======== Given information

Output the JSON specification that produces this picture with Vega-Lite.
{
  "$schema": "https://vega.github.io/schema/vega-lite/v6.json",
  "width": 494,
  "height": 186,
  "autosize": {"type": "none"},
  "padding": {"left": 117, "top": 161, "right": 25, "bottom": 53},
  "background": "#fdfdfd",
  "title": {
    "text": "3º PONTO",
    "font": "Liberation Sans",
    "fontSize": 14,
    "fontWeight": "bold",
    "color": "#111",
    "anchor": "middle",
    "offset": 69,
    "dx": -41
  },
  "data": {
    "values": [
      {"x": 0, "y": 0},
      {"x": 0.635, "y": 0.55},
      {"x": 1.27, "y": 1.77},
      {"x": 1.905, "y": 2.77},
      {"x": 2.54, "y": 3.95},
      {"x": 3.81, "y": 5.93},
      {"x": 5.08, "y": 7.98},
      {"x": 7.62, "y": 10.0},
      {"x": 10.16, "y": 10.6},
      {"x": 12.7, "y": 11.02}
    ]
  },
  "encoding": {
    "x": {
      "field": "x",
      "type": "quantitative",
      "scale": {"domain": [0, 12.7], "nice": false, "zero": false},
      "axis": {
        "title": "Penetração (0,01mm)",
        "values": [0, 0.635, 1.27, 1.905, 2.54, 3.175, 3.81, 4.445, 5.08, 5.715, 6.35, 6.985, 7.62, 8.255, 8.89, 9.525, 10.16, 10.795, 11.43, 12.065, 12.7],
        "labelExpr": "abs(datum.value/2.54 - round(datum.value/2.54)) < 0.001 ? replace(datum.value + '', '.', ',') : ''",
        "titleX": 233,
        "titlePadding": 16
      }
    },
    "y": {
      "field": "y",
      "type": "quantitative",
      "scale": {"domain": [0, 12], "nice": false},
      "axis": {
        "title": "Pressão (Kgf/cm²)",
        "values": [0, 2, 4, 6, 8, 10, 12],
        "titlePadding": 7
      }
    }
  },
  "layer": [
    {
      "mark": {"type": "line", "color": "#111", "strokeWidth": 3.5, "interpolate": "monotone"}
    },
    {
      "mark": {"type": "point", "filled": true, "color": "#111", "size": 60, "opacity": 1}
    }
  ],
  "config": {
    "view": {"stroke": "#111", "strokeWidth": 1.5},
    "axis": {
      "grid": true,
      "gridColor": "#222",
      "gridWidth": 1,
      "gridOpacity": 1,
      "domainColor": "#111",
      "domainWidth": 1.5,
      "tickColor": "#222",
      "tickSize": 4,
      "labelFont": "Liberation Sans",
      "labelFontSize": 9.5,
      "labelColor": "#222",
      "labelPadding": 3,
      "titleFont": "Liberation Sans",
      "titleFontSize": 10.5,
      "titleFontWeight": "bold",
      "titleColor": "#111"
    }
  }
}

================

Given request: Word for word, quote all of the data above.

The reply:
Output the JSON specification that produces this picture with Vega-Lite.
{
  "$schema": "https://vega.github.io/schema/vega-lite/v6.json",
  "width": 494,
  "height": 186,
  "autosize": {"type": "none"},
  "padding": {"left": 117, "top": 161, "right": 25, "bottom": 53},
  "background": "#fdfdfd",
  "title": {
    "text": "3º PONTO",
    "font": "Liberation Sans",
    "fontSize": 14,
    "fontWeight": "bold",
    "color": "#111",
    "anchor": "middle",
    "offset": 69,
    "dx": -41
  },
  "data": {
    "values": [
      {"x": 0, "y": 0},
      {"x": 0.635, "y": 0.55},
      {"x": 1.27, "y": 1.77},
      {"x": 1.905, "y": 2.77},
      {"x": 2.54, "y": 3.95},
      {"x": 3.81, "y": 5.93},
      {"x": 5.08, "y": 7.98},
      {"x": 7.62, "y": 10.0},
      {"x": 10.16, "y": 10.6},
      {"x": 12.7, "y": 11.02}
    ]
  },
  "encoding": {
    "x": {
      "field": "x",
      "type": "quantitative",
      "scale": {"domain": [0, 12.7], "nice": false, "zero": false},
      "axis": {
        "title": "Penetração (0,01mm)",
        "values": [0, 0.635, 1.27, 1.905, 2.54, 3.175, 3.81, 4.445, 5.08, 5.715, 6.35, 6.985, 7.62, 8.255, 8.89, 9.525, 10.16, 10.795, 11.43, 12.065, 12.7],
        "labelExpr": "abs(datum.value/2.54 - round(datum.value/2.54)) < 0.001 ? replace(datum.value + '', '.', ',') : ''",
        "titleX": 233,
        "titlePadding": 16
      }
    },
    "y": {
      "field": "y",
      "type": "quantitative",
      "scale": {"domain": [0, 12], "nice": false},
      "axis": {
        "title": "Pressão (Kgf/cm²)",
        "values": [0, 2, 4, 6, 8, 10, 12],
        "titlePadding": 7
      }
    }
  },
  "layer": [
    {
      "mark": {"type": "line", "color": "#111", "strokeWidth": 3.5, "interpolate": "monotone"}
    },
    {
      "mark": {"type": "point", "filled": true, "color": "#111", "size": 60, "opacity": 1}
    }
  ],
  "config": {
    "view": {"stroke": "#111", "strokeWidth": 1.5},
    "axis": {
      "grid": true,
      "gridColor": "#222",
      "gridWidth": 1,
      "gridOpacity": 1,
      "domainColor": "#111",
      "domainWidth": 1.5,
      "tickColor": "#222",
      "tickSize": 4,
      "labelFont": "Liberation Sans",
      "labelFontSize": 9.5,
      "labelColor": "#222",
      "labelPadding": 3,
      "titleFont": "Liberation Sans",
      "titleFontSize": 10.5,
      "titleFontWeight": "bold",
      "titleColor": "#111"
    }
  }
}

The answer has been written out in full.